How to Stop Fighting and Start Communicating with your Partner

GoodTherapy | How to Stop Fighting and Start Communicating with your Partner “Stop fighting with each other and start fighting for one another”– Staci Lee Schnell 

In a fight, there is a winner and a loser and most of us want to win.  So, if you are fighting with your spouse, and you are the winner, that would make them the loser.  Do you really want your partner to be a loser?  Wouldn’t it be better if your marriage was the winner?  If you stop fighting and start communicating with respect, you both win and more importantly, your marriage wins.  Communicating clearly and effectively with your spouse allows for a healthier and happier marriage.   

It’s perfectly okay and completely normal to have disagreements and different points of view from your partner.  Having different thoughts and ideas, shouldn’t be a cause for a fight but rather a cause for good conversations, where both of you are heard and validated.  Validation is essential in honoring your spouse’s different opinions.  But how can you validate them if you aren’t listening to them?  Active listening can alleviate interruptions, misunderstandings, and heated emotions as well as promote being in tune with your partner’s thoughts and feelings.  

 The following is a communication tool to try out that promotes active listening and validation: 

Step 1: Partner A is the speaker while Partner B is the listener.   Partner A speaks, without blame, their truth, point of view, or issue.  Partner B listens without interruption. Feel free to take notes. 

Step 2: Partner B says, “What I heard you say is…” and in their own words summarizes what they heard Partner A say.  Then Partner B says, “Did I get it right?”  Partner A answers “yes” or “no”.  If yes, Partner B says “Is there anything else?”  Partner A answers “Yes” or “No”. If no, it’s time for step 3.  If Partner A answers no to “Did I get it right?” they stay calm, they don’t get upset at their partner, they simply try saying it in a different way.  Partner B tries again with, “What I heard you say” and “Did I get it right?”  Don’t move on to step 3 until Partner B gets it right and Partner A has nothing else.  

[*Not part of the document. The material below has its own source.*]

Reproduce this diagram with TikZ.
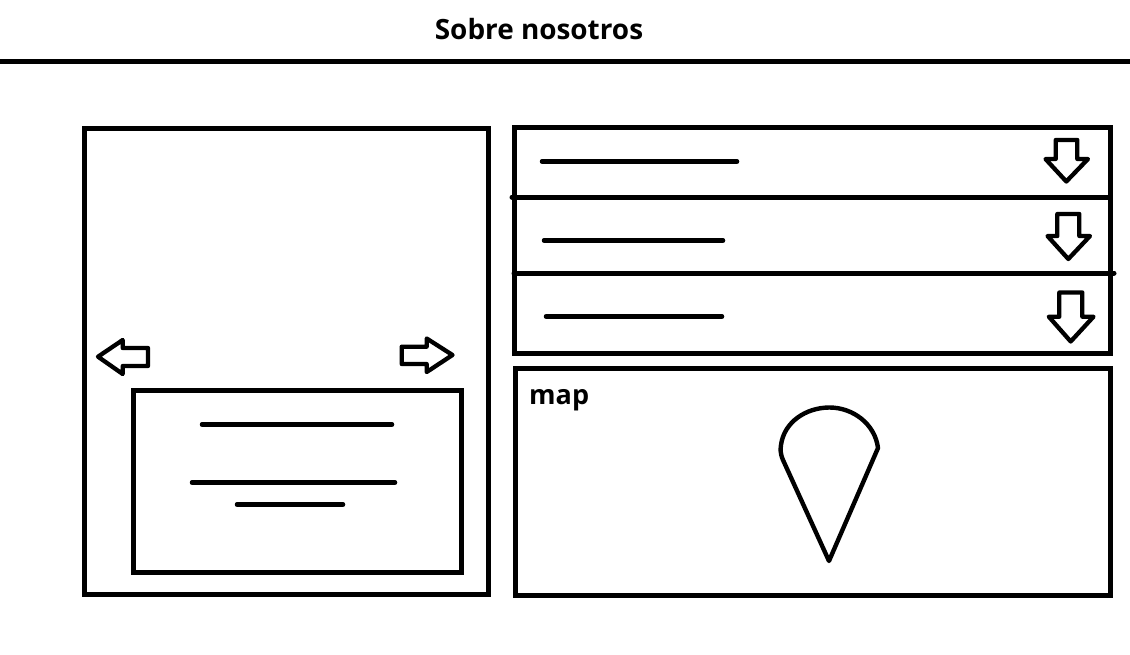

Step 3: Partner B now validates Partner A.  If an apology is needed, this is the time.  This step is about making Partner A feel completely heard and understood.  It doesn’t mean that Partner B needs to agree with Partner A, it merely means that Partner B shows their understanding of Partner A.   

Step 4: Switch speaker and listener roles and repeat steps 2 and 3 in the new roles. 

Step 5: Now that each has been heard and validated, come up with a plan of action.  The next time this happens we are going to do this…, this is the decision, and compromise we are making…, we can agree to disagree. 

The above communication tool promotes active listening, which brings about a positive change in attitude towards each other. Instead of fighting, couples are communicating honestly and effectively with less defensiveness and anger.   Paraphrasing, summarizing, and clarifying allows for true validation.   

Validation communicates to your partner that the relationship is important, even if you do not agree with the issue or issues at hand.  Mutual validation is essential in a healthy and happy relationship because each feels heard, valued, and understood.  Feeling validated by your spouse can help one to feel appreciated, and loved and that their opinions are worthwhile.  

The timing of the above communication tool is truly important.  If one of you is feeling heated or flooded, take some time to calm down.  Take 10-20 minutes to reflect on your emotions and ask yourself some questions. Why am I upset? What am I trying to convey? What triggered me? How can I express myself clearly?  These questions will help you focus on what and how to say what has upset you, as well giving you the time you need to get calmer.   

Make sure to not sweep the event, issue, or topic under the rug and not discuss it.  Don’t hold back to avoid conflict. That will only promote resentment for the unresolved issue or issues. Resentment can make one feel that the relationship is in a constant ill state. After 10 or 20 minutes, come back together and use the above communication tool. If the circumstances don’t allow for the conversation to be had right away, put a pin in it and revisit it as soon as possible. If you want you can set an appointment with each other to have the needed discussion.   

Marriage Counseling can help couples clearly and effectively utilize the active listening and validation techniques described above. Couples Counseling helps to create a better understanding of each other, deepen emotional bonds, reestablish intimacy and trust, and overall improve your relationship and marriage.